There is a lot of talk, or more accurately, speculation, about the possible effects of Apple and Google entering the automotive space in some way. What’s your feeling about that?
They are very secretive about their plans. I think there is a lesson in what happened with Tesla when it got into this space. Tesla was actually the best thing that could happen to us [the auto industry]. Why? Because they produced concepts that prior to that were not accepted by the carmakers who claimed they were too expensive and unaffordable. But Tesla came along and did what they said they would do and it was the best thing that could happen to our industry. Did Tesla destroy everybody else? No. Tesla is just shipping around 50,000 cars a year. What they did – and I expect Google and Apple to do something similar – is create an awareness, create a need and that’s a good thing for us and the whole industry.
If we don’t evolve as an industry, something really bad is going to happen to us. As long as somebody like Tesla or Google or Apple are just poking at us, but still keeping us alive, that’s a good thing. They can make us open our eyes. What we don’t want is somebody to come in and destroy us [the established auto industry]. As an industry we have done really well to provide mobility to millions of people all over the world.
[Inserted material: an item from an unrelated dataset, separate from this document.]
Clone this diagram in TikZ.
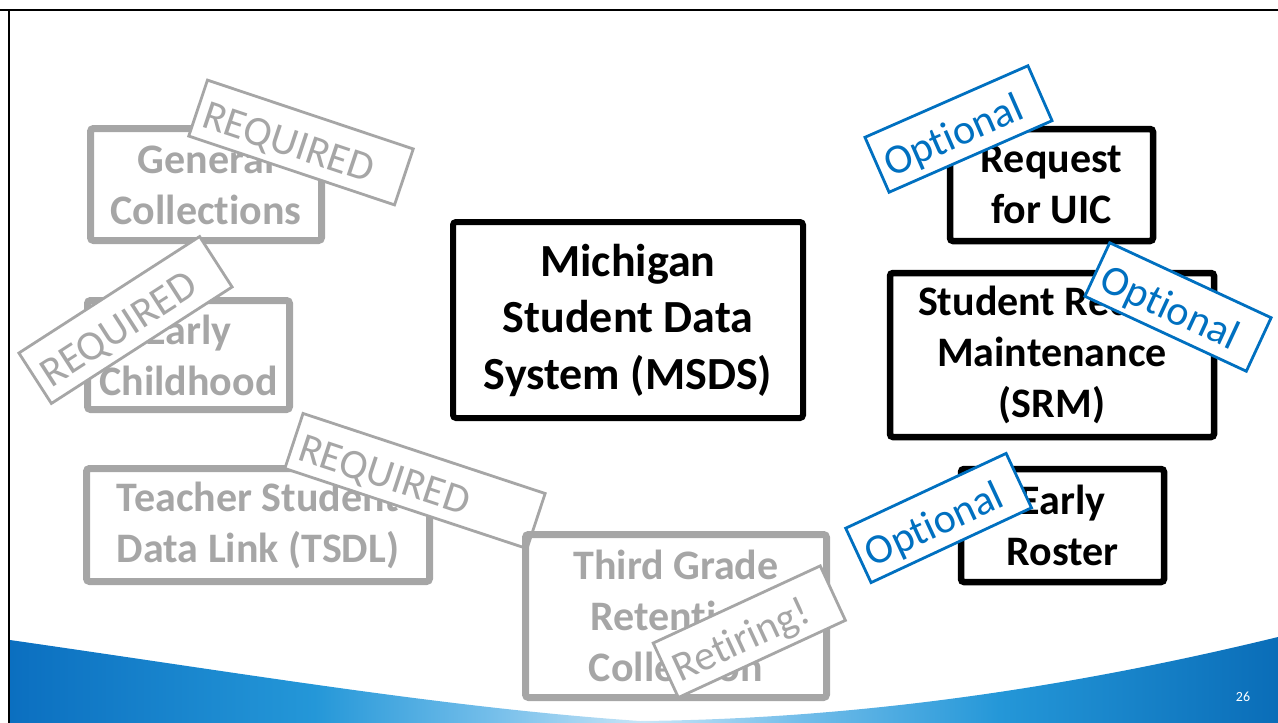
\documentclass[tikz,border=0pt]{standalone}
\usepackage{fontspec}
\setmainfont[Ligatures=NoCommon]{Carlito}
\usepackage{xcolor}
\definecolor{oldgray}{HTML}{A6A6A6}
\definecolor{optblue}{HTML}{0070C0}
\definecolor{wavedark}{HTML}{0B6FC0}
\definecolor{waveblue}{HTML}{2497D8}
\definecolor{wavesoft}{HTML}{74BEEA}
\definecolor{wavelight}{HTML}{C8E5F7}
\definecolor{waveright}{HTML}{0A6DB8}
\pgfdeclarehorizontalshading{wave}{100bp}{color(0bp)=(wavedark); color(25bp)=(wavedark); color(37bp)=(waveblue); color(44bp)=(wavesoft); color(50bp)=(wavelight); color(56bp)=(wavesoft); color(64bp)=(waveblue); color(75bp)=(waveright); color(100bp)=(waveright)}
\tikzset{old node/.style={draw=oldgray,text=oldgray,line width=7pt,rounded corners=3pt,align=center,font=\fontsize{42}{51}\selectfont\bfseries},
  new node/.style={draw=black,text=black,line width=6.5pt,rounded corners=3pt,align=center,font=\fontsize{42}{51}\selectfont\bfseries},
  stamp node/.style={fill=white,line width=2.8pt,inner xsep=8pt,inner ysep=0pt,align=left,text height=38pt,text depth=4pt,font=\fontsize{42}{48}\selectfont},
  req node/.style={stamp node,draw=oldgray,text=oldgray},
  opt node/.style={stamp node,draw=optblue,text=optblue},}

\begin{document}
\begin{tikzpicture}[x=1pt,y=-1pt]
    \useasboundingbox (0,0) rectangle (1278,723);

    % wave at the bottom
    \shade[shading=wave] (10,640) .. controls (260,676) and (450,708) .. (640,721)
      .. controls (850,719) and (1060,690) .. (1278,637) -- (1278,723) -- (10,723) -- cycle;

    % collections that stay
    \node[old node, minimum width=231pt, minimum height=112pt] (gc) at (206,184.5) {General\\Collections};
    \node[old node, minimum width=202pt, minimum height=109pt] (ec) at (188.5,355) {Early\\Childhood};
    \node[old node, minimum width=343pt, minimum height=113pt] (tsdl) at (258,525) {Teacher Student\\Data Link (TSDL)};

    \node[new node, line width=6pt, minimum width=350pt, minimum height=196pt,
      font=\fontsize{46}{56.5}\selectfont\bfseries] (msds) at (628,320) {Michigan\\Student Data\\System (MSDS)};

    \node[new node, minimum width=203pt, minimum height=112pt] (uic) at (1051.5,185) {Request\\for UIC};
    \node[new node, minimum width=324pt, minimum height=164pt] (srm) at (1052,355) {Student Record\\Maintenance\\(SRM)};
    \node[new node, minimum width=203pt, minimum height=113pt] (er) at (1062.5,525.5) {Early\\Roster};

    % stamps
    \node[req node, rotate=-18.5, text width=201pt, minimum height=59pt] (r1) at (301,142.5) {REQUIRED};
    \node[req node, rotate=32.8, text width=199pt, minimum height=60pt] (r2) at (125.5,320) {REQUIRED};
    \node[req node, rotate=-18.3, text width=239pt, minimum height=58pt] (r3) at (415,481) {REQUIRED};

    \node[old node, minimum width=301pt, minimum height=163pt] (tgr) at (676,616) {Third Grade\\Retention\\Collection};
    \node[req node, rotate=24.8, text width=168pt, minimum height=60pt] (ret) at (749.3,631.7) {Retiring!};

    \node[opt node, rotate=23.7, text width=162pt, minimum height=60pt] (o1) at (958.5,129) {Optional};
    \node[opt node, rotate=-24.9, text width=162pt, minimum height=59pt] (o2) at (1178,307) {Optional};
    \node[opt node, rotate=25, text width=161pt, minimum height=60pt] (o3) at (938.6,518) {Optional};

    % page number and frame
    \node[text=white, font=\fontsize{14}{16}\selectfont] (pg) at (1243,697) {26};
    \draw[line width=2pt] (0,10) -- (1278,10);
    \draw[line width=2pt] (9,10) -- (9,723);
\end{tikzpicture}
\end{document}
It is one thing to do that and it’s another to sell 50,000 units at a profit.
So, these new entrants can be a good thing for us, help us to get our act together and I see lots of signs of that happening. As an industry, we are moving in the right direction and facing up to the challenges ahead.
Sachin Lawande – biog
Sachin Lawande has been president and CEO of Visteon since June 29, 2015. He also serves on Visteon’s board of directors.
Lawande is considered one of the foremost technology and business thought leaders in the automotive OEM electronics supplier industry. Throughout his career, he has championed the need for automotive suppliers of cockpit electronics to evolve to meet the demands of the connected car era.
Most recently, Lawande served as president of the Infotainment Division of Harman International Industries since 2013 and as executive vice president since 2009. In his role as president of the Infotainment Division – the largest division of Harman with nearly $3 billion in annual sales – Lawande achieved double-digit sales and income growth while serving 11 of the top 15 vehicle manufacturers and leading more than 7,500 employees worldwide. Prior to that, Lawande served in various leadership roles at Harman including executive vice president (EVP) and president of the Lifestyle Division, EVP and co-president of the Automotive Division, EVP and chief technology officer and chief software architect. In these roles, Lawande was responsible for guiding software strategy, development partnerships, and key customer relationships.
Prior to joining Harman, Lawande held senior roles at QNX Software Systems and 3Com Corporation. Before joining QNX, he was responsible for the development of networking and consumer electronics systems at corporate giants such as AT&T Bell Labs, U.S. Robotics, and 3Com.
Lawande has a wealth of experience in developing embedded systems and software and holds four patents in communications software. He has a bachelor’s degree in electronics and telecommunications from Bombay University in India, and a master’s degree in electrical engineering from Southern Illinois University at Edwardsville.